Faced with that catch-22, I would use a workaround. I wouldn't shift any actual code around between files, but I'd put some of it in a function body so I could explicitly control when it evaluated:

#lang hypothetical-lang
; foo.rkt

(cyclic "foo.rkt" "bar.rkt")
(require (only-in "bar.rkt" bary private/fooy))
(provide private/make-fooy (rename-out [private/fooy fooy]))

; Instead of defining `fooy` here, we define a function
;
; We also provide `fooy` from this module, but the actual construction
; of `fooy`'s value happens in bar.rkt.
;
(define (private/make-fooy)
  (bary 2))
#lang hypothetical-lang
; bar.rkt

(cyclic "foo.rkt" "bar.rkt")
(require (only-in "foo.rkt" private/make-fooy))
(provide bary private/fooy)

(define baray (add1 fooy))
(define (bary x)
  (+ fooy 1))

; Now that `bary` has been defined, we construct the value of `fooy`.
(provide private/fooy (private/make-fooy))

This example shows an aspect of the design that I didn't originally dive into describing.

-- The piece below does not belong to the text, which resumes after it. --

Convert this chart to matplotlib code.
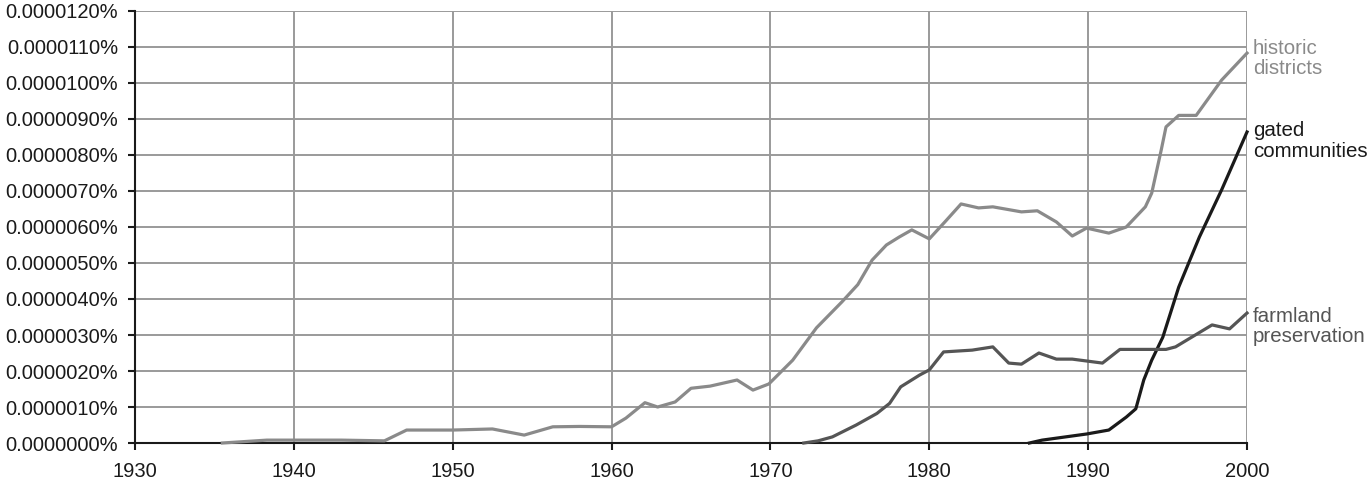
import matplotlib
matplotlib.use("Agg")
from matplotlib import pyplot as plt
from matplotlib.ticker import FuncFormatter, MultipleLocator

plt.rcParams['font.family'] = ['Liberation Sans', 'DejaVu Sans']

# values in units of 0.000001 %
historic_years = [1935.5, 1938.3, 1940, 1943, 1945.7, 1947.1, 1950, 1952.5, 1954.5, 1956.3,
                  1958, 1960, 1960.9, 1962.1, 1962.9, 1964, 1965, 1966.2, 1967.9, 1968.9,
                  1969.9, 1971.4, 1972.9, 1974.5, 1975.5, 1976.4, 1977.3, 1978.1, 1978.9, 1980,
                  1981, 1982, 1983.1, 1984, 1985.8, 1986.8, 1988, 1989, 1989.9, 1991.3,
                  1992.4, 1993.6, 1994, 1994.6, 1994.9, 1995.7, 1996.8, 1998.4, 2000]
historic_vals = [0, 0.08, 0.08, 0.08, 0.06, 0.36, 0.36, 0.39, 0.22, 0.45,
                 0.46, 0.45, 0.69, 1.12, 1.0, 1.14, 1.52, 1.58, 1.75, 1.47,
                 1.64, 2.3, 3.2, 3.92, 4.4, 5.08, 5.5, 5.72, 5.92, 5.67,
                 6.15, 6.64, 6.53, 6.56, 6.42, 6.45, 6.14, 5.75, 5.97, 5.83,
                 6.0, 6.56, 6.94, 8.14, 8.78, 9.1, 9.1, 10.08, 10.83]

farmland_years = [1972.1, 1973, 1973.9, 1975.4, 1976.7, 1977.5, 1978.2, 1979.4, 1980, 1980.9,
                  1982.7, 1984, 1985, 1985.8, 1986.9, 1988, 1989, 1990.9, 1992, 1994.9,
                  1995.5, 1997.8, 1998.9, 2000]
farmland_vals = [0, 0.06, 0.17, 0.5, 0.82, 1.1, 1.56, 1.89, 2.03, 2.53,
                 2.58, 2.67, 2.22, 2.19, 2.5, 2.33, 2.33, 2.22, 2.6, 2.6,
                 2.67, 3.28, 3.17, 3.61]

gated_years = [1986.3, 1987.1, 1989.9, 1991.3, 1992.4, 1993, 1993.5, 1994, 1994.7, 1995.7,
               1997, 1998.4, 2000]
gated_vals = [0.0, 0.08, 0.25, 0.36, 0.72, 0.95, 1.75, 2.3, 2.94, 4.33,
              5.72, 7.03, 8.64]

# label, x, y, colour, vertical offset of the end label (points)
series = [
    ("historic\ndistricts", historic_years, historic_vals, "#8a8a8a", 10.4),
    ("gated\ncommunities", gated_years, gated_vals, "#1a1a1a", 7.6),
    ("farmland\npreservation", farmland_years, farmland_vals, "#555555", 4.7),
]

fig = plt.figure(figsize=(13.69, 4.84), dpi=100)
ax = fig.add_axes([0.0986, 0.0847, 0.9109 - 0.0986, 0.9773 - 0.0847])

for label, xs, ys, col, dy in series:
    ax.plot(xs, ys, color=col, lw=2.3, solid_joinstyle='round', clip_on=False, zorder=3)
    ax.annotate(label, xy=(xs[-1], ys[-1]), xytext=(4.3, dy), textcoords='offset points',
                va='top', ha='left', fontsize=14.8, color=col, linespacing=1.12,
                annotation_clip=False)

ax.set_xlim(1930, 2000)
ax.set_ylim(0, 12)
ax.xaxis.set_major_locator(MultipleLocator(10))
ax.yaxis.set_major_locator(MultipleLocator(1))
ax.yaxis.set_major_formatter(FuncFormatter(lambda v, p: f"{v * 1e-6:.7f}%"))

ax.grid(True, color="#9a9a9a", lw=1.4)
ax.set_axisbelow(True)
for s in ['top', 'right']:
    ax.spines[s].set_visible(False)
for s in ['left', 'bottom']:
    ax.spines[s].set_color('#1a1a1a')
    ax.spines[s].set_linewidth(1.5)
ax.tick_params(direction='out', length=5, width=1.5, color='#1a1a1a',
               labelsize=14.5, labelcolor='#1a1a1a')
ax.tick_params(axis='y', pad=7)
ax.tick_params(axis='x', pad=9)

fig.savefig("out.png", dpi=100)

Using require to get things from cycle peers

A certain approach to declaring cyclic modules would just append all the files' syntax together and allow them to see each other's definitions.

But I think it's still good to keep dependencies explicit between files and allow each file to have its own unexported definitions that the others don't see. This would minimize the practical difference between files that are in a cycle and files that aren't, making it easier to refactor between them. So, in the above, I've used explicit requires and provides to communicate the private/make-fooy and private/fooy bindings between the foo and bar modules.

This means require would sometimes get things from another file in the same cycle, even though all such files' contents are compiled together in what's arguably a single module body. My approach to this would be to have each file's contents have a different scope in its set of scopes, and intra-cycle requires would somehow define variables with the current file's scope that were aliases for variables with other files' scopes. I'm not sure there's a really satisfying way to prevent files from requiring things that the other files don't actually provide, but we could take a #%top-like approach where, at the end of a module, if any intra-cycle require ended up not corresponding to an explicitly provided variable, there's a compile-time error.

(Perhaps another extension to the module system would allow bar.rkt to provide private/make-fooy in a way that only foo.rkt was allowed to require. But for this example, I've kept it relatively simple and used private/<...> as a naming convention to deter misuse.)

Cycles between submodules

Another slight quirk showing through in this example is that I changed this example to use files instead of (module ...) forms. I just hadn't considered cycles between things other than files yet, and they're a little awkward: The host depends on all the guests, and since Racket compiles submodules from first to last, I think the host needs to be the one that's declared last.

I suppose that suggests I made the wrong choice to have the host of cyclic { A; B; C; D; E } be the first module, A. Perhaps it should instead be the last module, E, so that submodules can be written in the same order they're listed in their cycle declarations. (I'd also be happy with an approach where the host is explicitly labeled as such in the declaration.)